The rationale was that it was different from other bonded industrial zones in the country, which are entirely isolated from residential areas. Batam had also developed into a large city, complete with a municipal administration and a wide mixture of many residential areas, trading centers and industrial complexes. Manufacturing is only part of its mainstream economic activity. Making the entire Batam island a free trade zone could turn it into a bastion for import smuggling to other Indonesian areas.
The Yudhoyono administration in early 2005 reaffirmed Batam as an enhanced free trade zone, not a full-fledged free trade zone. President Joko “Jokowi” Widodo’s administration promised to develop Batam and its surrounding islands into a SEZ after the new team it appointed from Jakarta last year seemed unable to resolve the problems of having dualistic authorities.

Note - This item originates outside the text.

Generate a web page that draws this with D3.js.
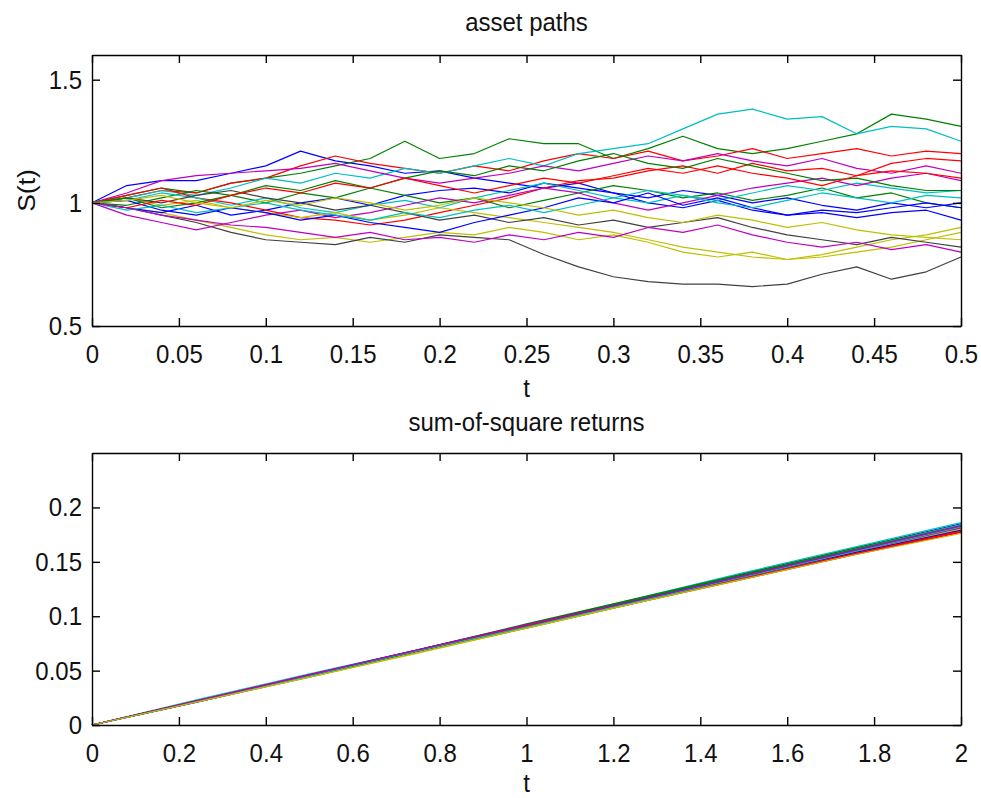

We think the SEZ status, based on the 2009 Law on SEZ, is the most effective way of removing the dualistic authorities, because the concept of SEZ development fully involves the local administration right from the outset.
Batam and its nearby islands would be suitable for a SEZ, which is designed to be a special zone with streamlined procedures for business licensing, the hiring of expatriates, flexible labor regulations, tax breaks, customs duty exemptions and certainly good infrastructure to woo investors in export-oriented industries.
The best lesson from successful SEZ development overseas is that a SEZ should be managed by a super ministerial body directly under the President, so that it can serve as Mr. Fixer for any problems encountered and holds the authority to ask for the cooperation of virtually all other ministries and government agencies.
The high-powered SEZ management team can thus make bureaucratic action more important than bureaucratic rules and rigidities, resolving problems by executive fiat on the spot, all with the clear objective of making things easier for investors.